— Start —
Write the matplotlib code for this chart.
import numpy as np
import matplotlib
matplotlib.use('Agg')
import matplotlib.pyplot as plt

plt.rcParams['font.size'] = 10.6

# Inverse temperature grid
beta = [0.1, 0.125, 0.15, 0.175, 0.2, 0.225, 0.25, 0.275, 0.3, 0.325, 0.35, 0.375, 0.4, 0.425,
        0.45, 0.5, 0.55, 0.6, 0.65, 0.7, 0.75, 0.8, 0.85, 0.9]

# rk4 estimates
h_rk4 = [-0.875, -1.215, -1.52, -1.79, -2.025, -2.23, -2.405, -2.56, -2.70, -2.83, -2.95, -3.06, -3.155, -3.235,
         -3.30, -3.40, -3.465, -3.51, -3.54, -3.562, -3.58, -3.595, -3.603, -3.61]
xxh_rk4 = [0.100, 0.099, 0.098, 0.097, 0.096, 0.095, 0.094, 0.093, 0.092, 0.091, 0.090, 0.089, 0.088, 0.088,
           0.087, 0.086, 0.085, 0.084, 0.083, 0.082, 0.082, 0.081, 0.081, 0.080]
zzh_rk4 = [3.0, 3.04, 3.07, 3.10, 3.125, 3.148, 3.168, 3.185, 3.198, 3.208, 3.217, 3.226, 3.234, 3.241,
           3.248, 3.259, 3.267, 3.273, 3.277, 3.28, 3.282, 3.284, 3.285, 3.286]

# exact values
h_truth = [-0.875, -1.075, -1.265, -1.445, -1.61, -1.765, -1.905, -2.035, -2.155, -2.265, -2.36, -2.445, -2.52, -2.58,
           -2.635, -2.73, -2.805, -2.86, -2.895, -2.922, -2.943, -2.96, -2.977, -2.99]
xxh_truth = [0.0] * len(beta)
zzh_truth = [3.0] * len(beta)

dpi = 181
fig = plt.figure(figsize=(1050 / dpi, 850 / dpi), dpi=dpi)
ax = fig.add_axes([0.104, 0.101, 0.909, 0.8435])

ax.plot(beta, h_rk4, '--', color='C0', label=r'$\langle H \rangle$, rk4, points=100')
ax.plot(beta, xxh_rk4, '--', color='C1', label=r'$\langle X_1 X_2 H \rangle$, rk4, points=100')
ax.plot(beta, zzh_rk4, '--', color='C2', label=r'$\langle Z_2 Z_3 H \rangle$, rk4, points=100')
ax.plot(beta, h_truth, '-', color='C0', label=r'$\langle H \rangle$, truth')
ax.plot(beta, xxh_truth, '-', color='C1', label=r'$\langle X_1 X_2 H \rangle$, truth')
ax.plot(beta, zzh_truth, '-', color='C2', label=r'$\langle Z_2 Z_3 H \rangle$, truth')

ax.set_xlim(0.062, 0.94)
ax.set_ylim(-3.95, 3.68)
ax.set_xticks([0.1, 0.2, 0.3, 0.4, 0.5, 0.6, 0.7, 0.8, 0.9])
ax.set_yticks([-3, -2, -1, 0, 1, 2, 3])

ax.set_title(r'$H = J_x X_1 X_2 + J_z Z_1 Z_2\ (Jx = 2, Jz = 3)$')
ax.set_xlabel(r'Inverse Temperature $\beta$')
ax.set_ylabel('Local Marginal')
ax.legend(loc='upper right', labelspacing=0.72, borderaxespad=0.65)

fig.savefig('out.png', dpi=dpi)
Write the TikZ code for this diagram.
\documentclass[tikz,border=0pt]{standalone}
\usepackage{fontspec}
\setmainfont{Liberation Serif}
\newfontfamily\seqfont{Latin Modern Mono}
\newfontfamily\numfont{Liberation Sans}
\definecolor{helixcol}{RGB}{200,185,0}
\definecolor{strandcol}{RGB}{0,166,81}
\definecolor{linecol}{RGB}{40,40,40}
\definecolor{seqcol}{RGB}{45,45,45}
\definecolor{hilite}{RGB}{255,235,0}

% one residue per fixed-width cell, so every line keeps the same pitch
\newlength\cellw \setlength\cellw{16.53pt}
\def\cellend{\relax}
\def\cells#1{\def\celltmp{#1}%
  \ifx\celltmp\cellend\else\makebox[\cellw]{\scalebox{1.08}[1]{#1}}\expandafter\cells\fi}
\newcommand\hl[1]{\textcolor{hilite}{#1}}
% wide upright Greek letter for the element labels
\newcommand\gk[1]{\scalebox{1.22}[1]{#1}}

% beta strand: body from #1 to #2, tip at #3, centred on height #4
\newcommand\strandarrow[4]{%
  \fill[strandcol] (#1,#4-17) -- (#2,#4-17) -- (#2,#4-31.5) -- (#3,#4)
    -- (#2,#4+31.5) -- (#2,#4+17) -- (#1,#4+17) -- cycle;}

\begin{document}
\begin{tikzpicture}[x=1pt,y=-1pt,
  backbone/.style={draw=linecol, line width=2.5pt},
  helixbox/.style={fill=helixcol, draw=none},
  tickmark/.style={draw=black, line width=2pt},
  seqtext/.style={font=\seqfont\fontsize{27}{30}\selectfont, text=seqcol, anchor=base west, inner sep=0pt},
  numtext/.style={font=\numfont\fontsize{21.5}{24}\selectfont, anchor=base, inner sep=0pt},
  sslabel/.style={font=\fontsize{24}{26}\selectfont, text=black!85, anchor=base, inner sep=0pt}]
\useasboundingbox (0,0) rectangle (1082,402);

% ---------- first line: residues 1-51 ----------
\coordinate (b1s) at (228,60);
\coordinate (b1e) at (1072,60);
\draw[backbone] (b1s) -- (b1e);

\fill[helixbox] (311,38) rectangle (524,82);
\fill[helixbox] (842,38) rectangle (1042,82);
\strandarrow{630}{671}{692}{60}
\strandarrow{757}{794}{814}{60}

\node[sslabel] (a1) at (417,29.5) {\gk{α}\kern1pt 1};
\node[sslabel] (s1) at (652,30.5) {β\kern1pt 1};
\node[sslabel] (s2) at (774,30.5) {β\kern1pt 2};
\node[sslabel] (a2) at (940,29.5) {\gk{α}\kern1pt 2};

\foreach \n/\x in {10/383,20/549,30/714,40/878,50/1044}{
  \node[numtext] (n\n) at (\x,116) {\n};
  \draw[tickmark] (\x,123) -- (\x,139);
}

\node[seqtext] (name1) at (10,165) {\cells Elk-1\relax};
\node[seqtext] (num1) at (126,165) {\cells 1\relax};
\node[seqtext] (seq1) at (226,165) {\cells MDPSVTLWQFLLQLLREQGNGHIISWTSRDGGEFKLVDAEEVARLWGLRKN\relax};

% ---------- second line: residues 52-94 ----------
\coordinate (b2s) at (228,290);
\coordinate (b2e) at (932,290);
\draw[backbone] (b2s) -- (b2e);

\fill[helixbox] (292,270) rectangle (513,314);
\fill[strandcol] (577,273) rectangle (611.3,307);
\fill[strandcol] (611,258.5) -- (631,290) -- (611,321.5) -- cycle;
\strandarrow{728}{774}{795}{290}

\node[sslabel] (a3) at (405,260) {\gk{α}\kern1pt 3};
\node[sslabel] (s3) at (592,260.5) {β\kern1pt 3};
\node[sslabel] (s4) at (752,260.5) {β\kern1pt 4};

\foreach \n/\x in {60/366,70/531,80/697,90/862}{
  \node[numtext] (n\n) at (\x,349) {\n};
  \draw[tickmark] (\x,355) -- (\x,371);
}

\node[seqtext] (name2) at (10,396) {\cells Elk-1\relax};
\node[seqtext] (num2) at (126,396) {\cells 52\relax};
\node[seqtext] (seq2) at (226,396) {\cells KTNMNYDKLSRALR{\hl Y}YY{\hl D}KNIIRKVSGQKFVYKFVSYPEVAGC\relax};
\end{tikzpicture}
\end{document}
— End —
— Start —
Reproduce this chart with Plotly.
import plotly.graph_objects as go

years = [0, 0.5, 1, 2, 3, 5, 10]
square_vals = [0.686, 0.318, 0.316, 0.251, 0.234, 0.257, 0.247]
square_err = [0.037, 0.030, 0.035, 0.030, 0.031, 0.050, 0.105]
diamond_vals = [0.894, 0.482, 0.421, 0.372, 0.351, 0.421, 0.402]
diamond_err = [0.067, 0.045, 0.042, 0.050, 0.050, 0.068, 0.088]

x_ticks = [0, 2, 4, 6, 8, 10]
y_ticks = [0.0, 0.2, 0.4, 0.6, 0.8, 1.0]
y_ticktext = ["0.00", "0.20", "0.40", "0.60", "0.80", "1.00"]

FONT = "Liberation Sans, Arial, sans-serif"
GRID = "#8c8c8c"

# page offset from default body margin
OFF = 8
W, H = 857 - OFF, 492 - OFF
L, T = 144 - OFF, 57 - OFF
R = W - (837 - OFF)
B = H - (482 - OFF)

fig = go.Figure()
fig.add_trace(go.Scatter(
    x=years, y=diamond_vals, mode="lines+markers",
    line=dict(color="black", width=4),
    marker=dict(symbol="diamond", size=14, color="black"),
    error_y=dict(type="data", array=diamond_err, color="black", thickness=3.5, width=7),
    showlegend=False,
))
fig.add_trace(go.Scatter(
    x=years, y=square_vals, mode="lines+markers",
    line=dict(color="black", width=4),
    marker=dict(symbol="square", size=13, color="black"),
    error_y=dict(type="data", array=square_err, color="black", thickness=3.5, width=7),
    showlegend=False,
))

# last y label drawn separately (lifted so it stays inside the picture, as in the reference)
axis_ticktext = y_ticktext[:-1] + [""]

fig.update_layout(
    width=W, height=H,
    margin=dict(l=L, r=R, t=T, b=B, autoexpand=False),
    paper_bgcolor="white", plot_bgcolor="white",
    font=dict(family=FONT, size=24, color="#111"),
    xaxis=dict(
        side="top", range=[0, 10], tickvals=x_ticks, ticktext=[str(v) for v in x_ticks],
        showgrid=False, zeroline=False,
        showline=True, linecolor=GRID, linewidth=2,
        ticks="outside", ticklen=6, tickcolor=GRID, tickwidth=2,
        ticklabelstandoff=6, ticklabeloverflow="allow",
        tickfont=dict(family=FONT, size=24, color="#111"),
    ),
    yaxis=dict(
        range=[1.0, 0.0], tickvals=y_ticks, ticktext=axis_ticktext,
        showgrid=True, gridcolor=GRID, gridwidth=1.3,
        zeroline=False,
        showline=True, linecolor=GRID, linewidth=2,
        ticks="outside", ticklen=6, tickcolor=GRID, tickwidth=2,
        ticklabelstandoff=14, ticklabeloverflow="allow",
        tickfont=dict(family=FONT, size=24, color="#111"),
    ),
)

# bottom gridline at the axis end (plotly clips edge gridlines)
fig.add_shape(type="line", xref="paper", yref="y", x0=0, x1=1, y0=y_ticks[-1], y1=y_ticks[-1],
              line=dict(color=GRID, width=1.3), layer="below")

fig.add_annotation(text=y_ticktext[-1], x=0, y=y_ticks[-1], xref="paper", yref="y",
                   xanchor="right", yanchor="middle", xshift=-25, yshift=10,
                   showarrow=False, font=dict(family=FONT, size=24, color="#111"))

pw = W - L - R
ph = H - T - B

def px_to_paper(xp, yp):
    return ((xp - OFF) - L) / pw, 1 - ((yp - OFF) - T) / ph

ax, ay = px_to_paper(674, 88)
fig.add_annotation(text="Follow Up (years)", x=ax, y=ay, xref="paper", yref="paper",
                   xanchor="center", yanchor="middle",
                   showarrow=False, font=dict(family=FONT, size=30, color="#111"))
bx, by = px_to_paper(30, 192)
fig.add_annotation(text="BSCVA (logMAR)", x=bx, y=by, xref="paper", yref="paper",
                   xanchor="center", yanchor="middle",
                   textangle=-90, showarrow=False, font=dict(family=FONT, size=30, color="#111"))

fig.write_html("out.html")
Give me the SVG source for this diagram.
— End —
Quote the lines that begin at the line containing "Write the matplotlib code for this chart." and end at the line containing "0.45, 0.5, 0.55, 0.6, 0.65, 0.7, 0.75, 0.8, 0.85, 0.9]", keeping both of those lines.

▸ Answer below:
Write the matplotlib code for this chart.
import numpy as np
import matplotlib
matplotlib.use('Agg')
import matplotlib.pyplot as plt

plt.rcParams['font.size'] = 10.6

# Inverse temperature grid
beta = [0.1, 0.125, 0.15, 0.175, 0.2, 0.225, 0.25, 0.275, 0.3, 0.325, 0.35, 0.375, 0.4, 0.425,
        0.45, 0.5, 0.55, 0.6, 0.65, 0.7, 0.75, 0.8, 0.85, 0.9]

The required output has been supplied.